Kaggle hits million member milestone

Aussie data science platform acquired by Google earlier this year

Kaggle, the community data science platform originally coded in a Bondi bedroom, this week surpassed one million members.

Founded by Melbourne University alumnus Anthony Goldbloom in 2009, in March this year the site was acquired by Google for an undisclosed sum.

To mark the member number milestone, Goldbloom shared some statistics on the platform: in the last seven years the Kaggle community has submitted more than four million machine learning models to competitions, shared 170,000 forums posts, more than 250,000 kernels and 1,000 datasets.

From rather irreverent beginnings – the first competition challenged users to forecast Eurovision song competition votes – the platform is now being used to help predict lung cancer, analyse imagery from government satellites and find more efficient manufacturing methods.

“Our early competitions had participants who called themselves computer scientists, statisticians, econometricians and bioinformaticians.
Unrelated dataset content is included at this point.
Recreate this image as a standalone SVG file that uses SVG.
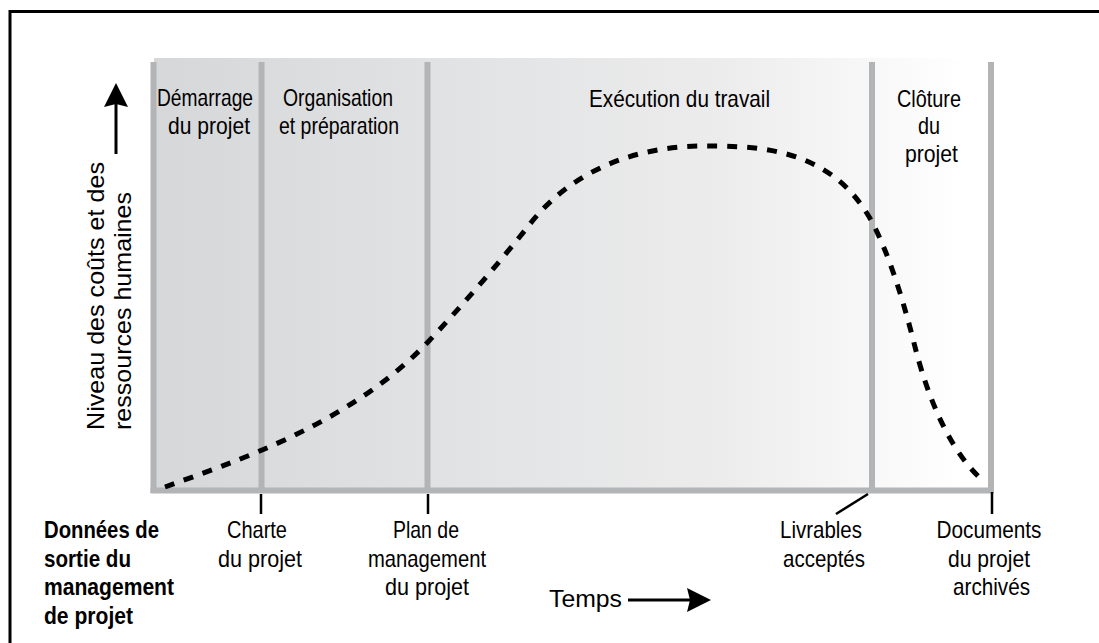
<svg xmlns="http://www.w3.org/2000/svg" width="1099" height="643" viewBox="0 0 1099 643">
  <defs>
    <linearGradient id="bgGrad" gradientUnits="userSpaceOnUse" x1="154" y1="0" x2="965" y2="0">
      <stop offset="0" stop-color="#d6d7d9"/>
      <stop offset="0.35" stop-color="#e1e2e3"/>
      <stop offset="0.7" stop-color="#ececed"/>
      <stop offset="1" stop-color="#ffffff"/>
    </linearGradient>
    <marker id="arrow" viewBox="0 0 24 24" refX="14" refY="12" markerWidth="24" markerHeight="24" markerUnits="userSpaceOnUse" orient="auto">
      <path d="M0,0 L24,12 L0,24 L3,12 Z" fill="#000"/>
    </marker>
    <style>
      .lbl { font-family: 'Liberation Sans', Arial, sans-serif; font-size: 24px; fill: #000; }
      .bold { font-weight: bold; }
      .mid { text-anchor: middle; }
      .axis { font-family: 'Liberation Sans', Arial, sans-serif; font-size: 24px; fill: #000; }
      .grid { stroke: #b3b4b6; stroke-width: 6; fill: none; }
      .tick { stroke: #000; stroke-width: 2.5; fill: none; }
      .curve { stroke: #000; stroke-width: 5; fill: none; stroke-dasharray: 10 10; }
      .arr { stroke: #000; stroke-width: 3; fill: none; marker-end: url(#arrow); }
    </style>
  </defs>

  <rect x="10" y="11.5" width="1200" height="700" fill="#ffffff" stroke="#000" stroke-width="3"/>

  <g id="chart-area">
    <rect x="154" y="58" width="811" height="432" fill="url(#bgGrad)"/>
    <line class="grid" x1="153.5" y1="62" x2="153.5" y2="493"/>
    <line class="grid" x1="261.5" y1="62" x2="261.5" y2="490"/>
    <line class="grid" x1="427.5" y1="62" x2="427.5" y2="490"/>
    <line class="grid" x1="872" y1="62" x2="872" y2="490"/>
    <line class="grid" x1="991" y1="62" x2="991" y2="493"/>
    <line class="grid" x1="150.5" y1="490.5" x2="994" y2="490.5"/>
  </g>

  <g id="phase-demarrage">
    <text class="lbl mid" x="205" y="106" textLength="96" lengthAdjust="spacingAndGlyphs">Démarrage</text>
    <text class="lbl mid" x="209" y="134" textLength="82" lengthAdjust="spacingAndGlyphs">du projet</text>
  </g>
  <g id="phase-organisation">
    <text class="lbl mid" x="338" y="106" textLength="110" lengthAdjust="spacingAndGlyphs">Organisation</text>
    <text class="lbl mid" x="339" y="134" textLength="120" lengthAdjust="spacingAndGlyphs">et préparation</text>
  </g>
  <g id="phase-execution">
    <text class="lbl mid" x="679.5" y="106.5" textLength="181" lengthAdjust="spacingAndGlyphs">Exécution du travail</text>
  </g>
  <g id="phase-cloture">
    <text class="lbl mid" x="929" y="106.5" textLength="64" lengthAdjust="spacingAndGlyphs">Clôture</text>
    <text class="lbl mid" x="929" y="134" textLength="22" lengthAdjust="spacingAndGlyphs">du</text>
    <text class="lbl mid" x="931.5" y="162" textLength="53" lengthAdjust="spacingAndGlyphs">projet</text>
  </g>

  <g id="curve">
    <path class="curve" d="M165,487 C230,463 348,426 428,342 C460,308 500,262 530,224 C575,167 640,146 705,146 C760,146 832,148 872,222 C887,250 902,295 914,343 C921,371 940,440 980,478"/>
  </g>

  <g id="y-axis">
    <line class="arr" x1="116" y1="154" x2="116" y2="93"/>
    <text class="axis" transform="translate(103.5,430) rotate(-90)" x="0" y="0" textLength="268" lengthAdjust="spacingAndGlyphs">Niveau des coûts et des</text>
    <text class="axis" transform="translate(130.5,430) rotate(-90)" x="0" y="0" textLength="238" lengthAdjust="spacingAndGlyphs">ressources humaines</text>
  </g>

  <g id="x-axis">
    <text class="axis" x="549" y="607" textLength="73" lengthAdjust="spacingAndGlyphs">Temps</text>
    <line class="arr" x1="628" y1="600" x2="701" y2="600"/>
  </g>

  <g id="connectors">
    <line class="tick" x1="261" y1="494" x2="261" y2="514"/>
    <line class="tick" x1="428" y1="494" x2="428" y2="514"/>
    <line class="tick" x1="868" y1="494" x2="836" y2="514"/>
    <line class="tick" x1="992" y1="492" x2="992" y2="514"/>
  </g>

  <g id="outputs-title">
    <text class="lbl bold" x="44" y="538" textLength="115" lengthAdjust="spacingAndGlyphs">Données de</text>
    <text class="lbl bold" x="44" y="566.5" textLength="87" lengthAdjust="spacingAndGlyphs">sortie du</text>
    <text class="lbl bold" x="44" y="595" textLength="130" lengthAdjust="spacingAndGlyphs">management</text>
    <text class="lbl bold" x="44" y="623.5" textLength="89" lengthAdjust="spacingAndGlyphs">de projet</text>
  </g>
  <g id="output-charte">
    <text class="lbl mid" x="257" y="538" textLength="60" lengthAdjust="spacingAndGlyphs">Charte</text>
    <text class="lbl mid" x="260" y="566.5" textLength="84" lengthAdjust="spacingAndGlyphs">du projet</text>
  </g>
  <g id="output-plan">
    <text class="lbl mid" x="426" y="538" textLength="66" lengthAdjust="spacingAndGlyphs">Plan de</text>
    <text class="lbl mid" x="427" y="566.5" textLength="118" lengthAdjust="spacingAndGlyphs">management</text>
    <text class="lbl mid" x="427" y="595" textLength="84" lengthAdjust="spacingAndGlyphs">du projet</text>
  </g>
  <g id="output-livrables">
    <text class="lbl mid" x="821" y="538" textLength="82" lengthAdjust="spacingAndGlyphs">Livrables</text>
    <text class="lbl mid" x="824" y="566.5" textLength="82" lengthAdjust="spacingAndGlyphs">acceptés</text>
  </g>
  <g id="output-documents">
    <text class="lbl mid" x="989" y="538" textLength="105" lengthAdjust="spacingAndGlyphs">Documents</text>
    <text class="lbl mid" x="989" y="566.5" textLength="82" lengthAdjust="spacingAndGlyphs">du projet</text>
    <text class="lbl mid" x="991.5" y="595" textLength="77" lengthAdjust="spacingAndGlyphs">archivés</text>
  </g>
</svg>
They used a wide range of techniques, ranging from logistic regression to self organising maps,” Goldbloom said in a blogpost.

“It's been rewarding to see these once-siloed communities coming together on Kaggle: sharing different approaches and ideas through the forums and Kaggle Kernels. This sharing has helped create a common language…As well as breaking down silos, the sharing of approaches and ideas on Kaggle has made machine learning accessible to many more people.”

For Google, the acquisition is part of its effort to ‘democratise AI’.

“We must lower the barriers of entry to AI and make it available to the largest community of developers, users and enterprises, so they can apply it to their own unique needs. With Kaggle joining the Google Cloud team, we can accelerate this mission,” Google Cloud chief scientist of AI and machine learning Fei-Fei Li said in March.

Within Google Cloud the Kaggle team will remain as a distinct brand. The platform will remain open to all data scientists, companies, techniques and technologies, Goldbloom said at the time of the acquisition

Crowdsourcing data science

Enterprises wanting to use the platform can either run open or closed competitions, offering prize money to Kaggle’s legion of scientists to work on their data.

In May, US real estate marketplace Zillow put up a record US$1.2m to teams that can improve the algorithm behind its proprietary home valuation tool.

A number of Australian organisations have also turned to the platform to crowdsource their data science and recruit exceptional users. Last year Telstra issued a competition to predict the severity of service disruptions on their network. Using a dataset of features from service logs, Kagglers was tasked with predicting if a disruption is a momentary glitch or a total interruption of connectivity, and the best entrants were "considered for data science roles in Telstra's Big Data team".

In 2013, with Kaggle emerging as a disruptor to Deloitte’s consulting business and global network of 6000 analysts – Deloitte Australia forged a partnership with the platform. Where appropriate, Deloitte Australia put client problems on the Kaggle in closed competitions.

Earlier this year, the University of Melbourne ran a $20,000 competition to find a prediction model for epileptic seizures based on anonymised electrical brain activity (EEG) data.